Mein Weg zur Autorin

Zuerst war da einfach nur der Wunsch zu schreiben. Nachdem ich 2010 das KREative Schreiben kennengelernt hatte, wurde es sehr schnell fester Bestandteil meines Leben. Aufschreiben, was ich erlebe, festhalten als unveränderbare Erinnerung, allein das trieb mich an und mein Laptop war fortan fast täglich geöffnet. Als ich 2014 ein altes Haus kaufte und renovierte, entstand während der Bauphase eine lose Sammlung von Anekdoten und Kurzgeschichten, die ich am Ende zu einem umfassenden Manuskript bündelte.

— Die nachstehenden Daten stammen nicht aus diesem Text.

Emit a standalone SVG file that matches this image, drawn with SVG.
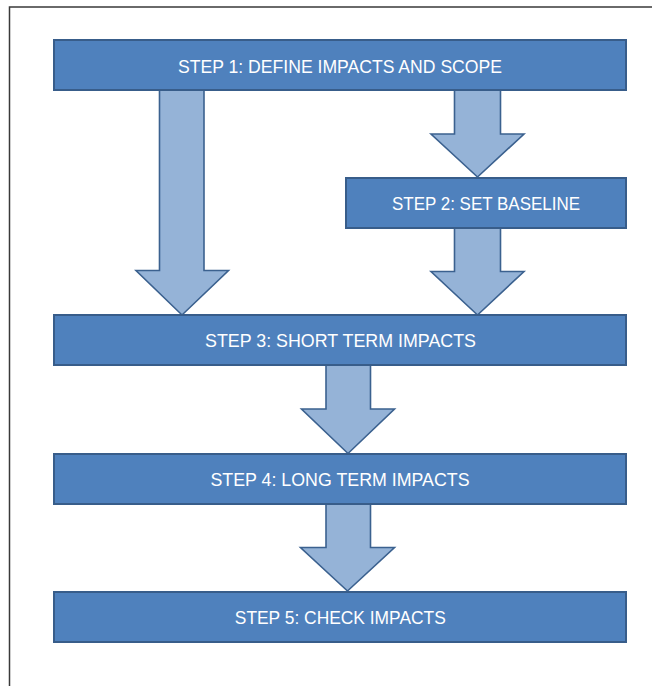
<svg xmlns="http://www.w3.org/2000/svg" width="652" height="686" viewBox="0 0 652 686">
<style>
.box{fill:#4F81BD;stroke:#385D8A;stroke-width:2}
.arr{fill:#95B3D7;stroke:#3B618F;stroke-width:1.6;stroke-linejoin:miter}
.lbl{fill:#FFFFFF;font-family:"Liberation Sans",Arial,sans-serif;font-size:18px;text-anchor:middle}
</style>
<rect x="0" y="0" width="652" height="686" fill="#FFFFFF"/>
<path d="M9.5 686 V7 H652" fill="none" stroke="#3a3a3a" stroke-width="1.5"/>
<g id="connectors">
<path class="arr" d="M159.5 90 H204 V270.5 H228.5 L182 315 L136 270.5 H159.5 Z"/>
<path class="arr" d="M454.5 90 H500.5 V134 H524 L477.5 177 L431 134 H454.5 Z"/>
<path class="arr" d="M454.5 228 H500.5 V271.5 H524 L477.5 315 L431 271.5 H454.5 Z"/>
<path class="arr" d="M326 365 H370.5 V409 H394.5 L348 453.5 L301.5 409 H326 Z"/>
<path class="arr" d="M326 504 H370.5 V547.5 H394.5 L347.5 591 L300.5 547.5 H326 Z"/>
</g>
<g id="step1">
<rect class="box" x="54" y="40" width="572" height="50"/>
<text class="lbl" x="340" y="72.7" textLength="324" lengthAdjust="spacingAndGlyphs">STEP 1: DEFINE IMPACTS AND SCOPE</text>
</g>
<g id="step2">
<rect class="box" x="346" y="178" width="280" height="50"/>
<text class="lbl" x="486" y="210.3" textLength="188" lengthAdjust="spacingAndGlyphs">STEP 2: SET BASELINE</text>
</g>
<g id="step3">
<rect class="box" x="54" y="315" width="572" height="50"/>
<text class="lbl" x="340.5" y="347.3" textLength="271" lengthAdjust="spacingAndGlyphs">STEP 3: SHORT TERM IMPACTS</text>
</g>
<g id="step4">
<rect class="box" x="54" y="454" width="572" height="50"/>
<text class="lbl" x="340" y="485.5" textLength="259" lengthAdjust="spacingAndGlyphs">STEP 4: LONG TERM IMPACTS</text>
</g>
<g id="step5">
<rect class="box" x="54" y="592" width="572" height="50"/>
<text class="lbl" x="340.3" y="623.6" textLength="211" lengthAdjust="spacingAndGlyphs">STEP 5: CHECK IMPACTS</text>
</g>
</svg>
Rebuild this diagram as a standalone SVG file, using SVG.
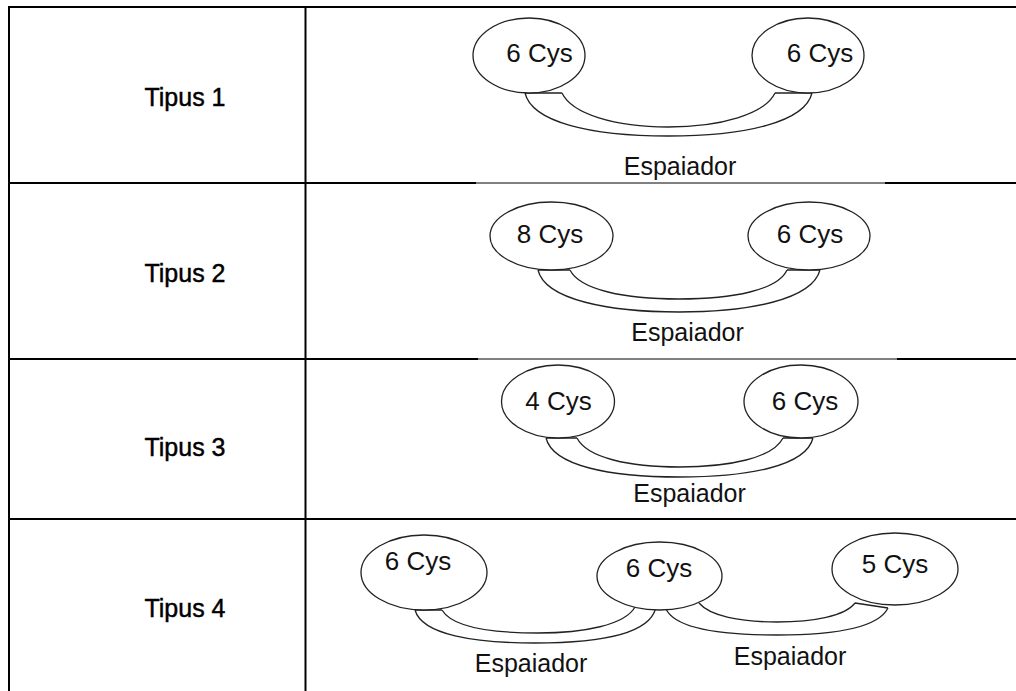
<svg xmlns="http://www.w3.org/2000/svg" width="1016" height="691" viewBox="0 0 1016 691">
<style>
.grid{stroke:#000;stroke-width:2;fill:none}
.thin{stroke:#000;stroke-width:1;fill:none}
.lbl{font-family:"Liberation Sans",Arial,sans-serif;font-size:25px;fill:#000;stroke:#000;stroke-width:0.45;text-anchor:middle}
.cys{font-family:"Liberation Sans",Arial,sans-serif;font-size:26px;fill:#111;text-anchor:middle}
.esp{font-family:"Liberation Sans",Arial,sans-serif;font-size:25px;fill:#111;text-anchor:middle}
.node{fill:#fff;stroke:#222;stroke-width:1.3}
.band{fill:none;stroke:#222;stroke-width:1.3}
</style>
<rect width="1016" height="691" fill="#fff"/>
<g id="table">
<line class="grid" x1="8" y1="7" x2="1016" y2="7"/>
<line class="grid" x1="9" y1="6" x2="9" y2="691"/>
<line class="grid" x1="305.5" y1="6" x2="305.5" y2="691"/>
<line class="grid" x1="8" y1="183" x2="476" y2="183"/>
<line class="thin" x1="476" y1="183" x2="885" y2="183"/>
<line class="grid" x1="885" y1="183" x2="1016" y2="183"/>
<line class="grid" x1="8" y1="359" x2="478" y2="359"/>
<line class="thin" x1="478" y1="359" x2="897" y2="359"/>
<line class="grid" x1="897" y1="359" x2="1016" y2="359"/>
<line class="grid" x1="8" y1="519" x2="1016" y2="519"/>
</g>
<g id="labels">
<text class="lbl" x="185" y="106">Tipus 1</text>
<text class="lbl" x="185" y="282">Tipus 2</text>
<text class="lbl" x="185" y="456">Tipus 3</text>
<text class="lbl" x="185" y="617">Tipus 4</text>
</g>
<g id="connectors">
<path class="band" d="M525,93 C532,122 590,136 668,136 C746,136 805,122 812,93 M562,93 C572,114 615,127 668,127 C721,127 765,114 775,93 M525,93 L562,93 M775,93 L812,93"/>
<path class="band" d="M538,270 C545,300 610,312 679,312 C748,312 812,300 820,270 M570,270 C580,290 625,299 679,299 C733,299 778,290 787,270 M538,270 L570,270 M787,270 L820,270"/>
<path class="band" d="M546,438 C553,466 610,477 679.5,477 C749,477 806,466 813,438 M577,438 C587,458 630,467 679.5,467 C729,467 773,458 783,438 M546,438 L577,438 M783,438 L813,438"/>
<path class="band" d="M415,610 C422,635 475,643 535,643 C595,643 648,635 655.5,609 M442,610 C452,627 492,633 538,633 C584,633 625,625 635,607 M415,610 L442,610"/>
<path class="band" d="M666,609 C675,628 720,635 777,635 C834,635 878,628 888,608 M699,603 C710,616 740,622 777,622 C814,622 845,616 855,603 M855,603 L888,608"/>
<text class="esp" x="680" y="175">Espaiador</text>
<text class="esp" x="687.5" y="341">Espaiador</text>
<text class="esp" x="689.5" y="502">Espaiador</text>
<text class="esp" x="531" y="672">Espaiador</text>
<text class="esp" x="790" y="665">Espaiador</text>
</g>
<g id="n1a"><ellipse class="node" cx="529" cy="55.5" rx="56" ry="37.5"/><text class="cys" x="539.5" y="62">6 Cys</text></g>
<g id="n1b"><ellipse class="node" cx="808" cy="55.5" rx="56" ry="37.5"/><text class="cys" x="820" y="62">6 Cys</text></g>
<g id="n2a"><ellipse class="node" cx="551.5" cy="236" rx="61.5" ry="34"/><text class="cys" x="550" y="243">8 Cys</text></g>
<g id="n2b"><ellipse class="node" cx="809" cy="236" rx="61" ry="34"/><text class="cys" x="810" y="243">6 Cys</text></g>
<g id="n3a"><ellipse class="node" cx="558" cy="401.5" rx="56.5" ry="36.5"/><text class="cys" x="558.5" y="410">4 Cys</text></g>
<g id="n3b"><ellipse class="node" cx="801" cy="401.5" rx="57" ry="36.5"/><text class="cys" x="805" y="410">6 Cys</text></g>
<g id="n4a"><ellipse class="node" cx="424" cy="572.5" rx="63" ry="37.5"/><text class="cys" x="418" y="570">6 Cys</text></g>
<g id="n4b"><ellipse class="node" cx="659.5" cy="576" rx="62.5" ry="34"/><text class="cys" x="659" y="577">6 Cys</text></g>
<g id="n4c"><ellipse class="node" cx="895" cy="569" rx="63" ry="36"/><text class="cys" x="895" y="573">5 Cys</text></g>
</svg>
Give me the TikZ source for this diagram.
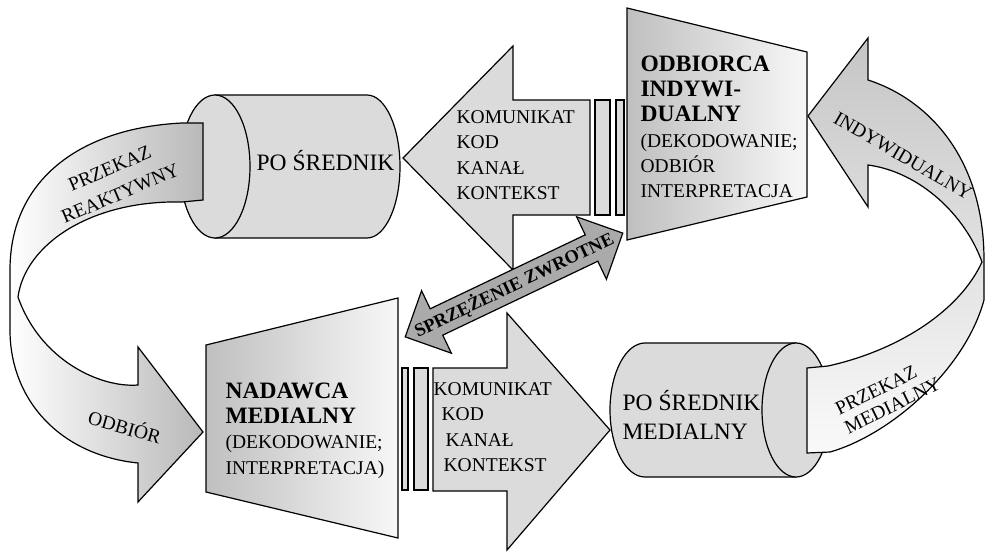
\documentclass[tikz,border=0pt]{standalone}
\usepackage{fontspec}
\setmainfont{Liberation Serif}
\usetikzlibrary{shapes.arrows}
\newcommand{\hdr}[1]{{\bfseries\fontsize{23.5}{25}\selectfont #1}}

\begin{document}
\begin{tikzpicture}[x=1pt,y=-1pt,line width=1.2pt,
  body/.style={draw,fill=gray!28},
  trap/.style={draw,left color=gray!50,right color=gray!6},
  txt/.style={inner sep=0pt,align=left,font=\fontsize{19.5}{25.3}\selectfont},
  big/.style={inner sep=0pt,align=left,font=\fontsize{23.5}{29}\selectfont}]
\useasboundingbox (0,0) rectangle (985,554);
\path[body] (215,95) -- (367,95) arc[start angle=90,end angle=-90,x radius=33pt,y radius=71.5pt] -- (215,238) -- cycle;
\path[body] (215,166.5) ellipse[x radius=35pt,y radius=71.5pt];
\path[draw,left color=white,right color=gray!55] (203,123) -- (182,123) .. controls (80,128) and (10,180) .. (10,270) -- (10,330) .. controls (10,400) and (60,455) .. (138,463) -- (138,502) -- (203,432) -- (138,347) -- (138,385) .. controls (100,388) and (40,360) .. (18,297) .. controls (25,245) and (90,200) .. (182,202) -- (203,200) -- cycle;
\path[body] (645,343) -- (796,343) -- (796,477) -- (645,477) arc[start angle=270,end angle=90,x radius=35pt,y radius=67pt] -- cycle;
\path[body] (796,410) ellipse[x radius=34pt,y radius=67pt];
\path[draw,top color=gray!45,bottom color=gray!4] (807,368) -- (828,366) .. controls (900,350) and (960,310) .. (982,262) .. controls (965,215) and (920,172) .. (868,165) -- (868,207) -- (808,116) -- (868,38) -- (868,80) .. controls (930,100) and (984,160) .. (984,260) -- (984,300) .. controls (965,370) and (890,435) .. (830,452) -- (807,453) -- cycle;
\path[body] (403,158) -- (513,46) -- (513,100) -- (590,100) -- (590,215) -- (513,215) -- (513,270) -- cycle;
\foreach \a/\b in {595/610,616/624} \path[body] (\a,100) rectangle (\b,215);
\path[trap] (627,8) -- (807,52) -- (807,197) -- (627,240) -- cycle;
\path[trap] (206,345) -- (398,298) -- (398,538) -- (206,492) -- cycle;
\foreach \a/\b in {402/408,414/428} \path[body] (\a,368) rectangle (\b,490);
\path[body] (433,368) -- (507,368) -- (507,313) -- (610,430) -- (507,550) -- (507,491) -- (433,491) -- cycle;
\node[big,anchor=base west] (p1) at (256,170) {PO ŚREDNIK};
\node[txt,anchor=north west] (k1) at (456,110) {KOMUNIKAT\\KOD\\KANAŁ\\KONTEKST};
\node[txt,anchor=north west] (odb) at (640,55) {\hdr{ODBIORCA}\\\hdr{INDYWI-}\\\hdr{DUALNY}\\(DEKODOWANIE;\\ODBIÓR\\INTERPRETACJA};
\node[txt,anchor=north west] (nad) at (225,382) {\hdr{NADAWCA}\\\hdr{MEDIALNY}\\(DEKODOWANIE;\\INTERPRETACJA)};
\node[txt,anchor=north west] (k2) at (433,382) {KOMUNIKAT\\\hspace*{8pt}KOD\\\hspace*{12pt}KANAŁ\\\hspace*{10pt}KONTEKST};
\node[big,anchor=north west] (p2) at (622,390) {PO ŚREDNIK\\MEDIALNY};
\node[txt,align=center,rotate=23,font=\fontsize{19.5}{27}\selectfont] (r1) at (115,181) {PRZEKAZ\\REAKTYWNY};
\node[txt,rotate=-16] (r2) at (125,426) {ODBIÓR};
\node[txt,rotate=-30] (r3) at (903,156) {INDYWIDUALNY};
\node[txt,rotate=26,font=\fontsize{19.5}{21}\selectfont] (r4) at (888,396) {PRZEKAZ\\MEDIALNY};
\node[double arrow,draw,fill=gray!67,double arrow head extend=20pt,minimum height=241pt,inner sep=0pt,text height=20pt,text depth=8pt,rotate=25.5,font=\bfseries\fontsize{18.5}{20}\selectfont] (fb) at (514,285) {\makebox[170pt][c]{SPRZĘŻENIE ZWROTNE}};
\end{tikzpicture}
\end{document}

Die Entstehung meines ersten Buchs „Zweihundertneunzehn Quadratmeter Glück!“ nahm Form an, jedoch war mir die Veröffentlichung gar nicht so wichtig. Ich schrieb vornehmlich für mich selbst. Aber wie es eben so ist, der eine Kontakt ergab den nächsten und plötzlich erhielt ich relativ unkompliziert das Angebot des Diametric-Verlags, meine Geschichte zu veröffentlichen. Wow, was für ein Erfolg! Meine schriftstellerische Leistung wurde wertgeschätzt, ich war vollkommen euphorisch und glücklich.

Ich weiß nicht, wie viele Stunden Zeitaufwand ich für das Schreiben, Korrigieren, Überarbeiten und Enddurchsicht hatte, Lektorat, Bucherstellung leistete ja der Verlag. (Warum ich mich für das Pseudonym Juli Norden entschied, ist eine andere Geschichte, lach.) Viele, viele Hunderte an Stunden werden insgesamt auf meinem Zeitkonto dafür aufgelaufen sein. Diese Arbeit am Ende in einem gedruckten Buch in Händen zu halten, war wirklich ein großartiger Moment.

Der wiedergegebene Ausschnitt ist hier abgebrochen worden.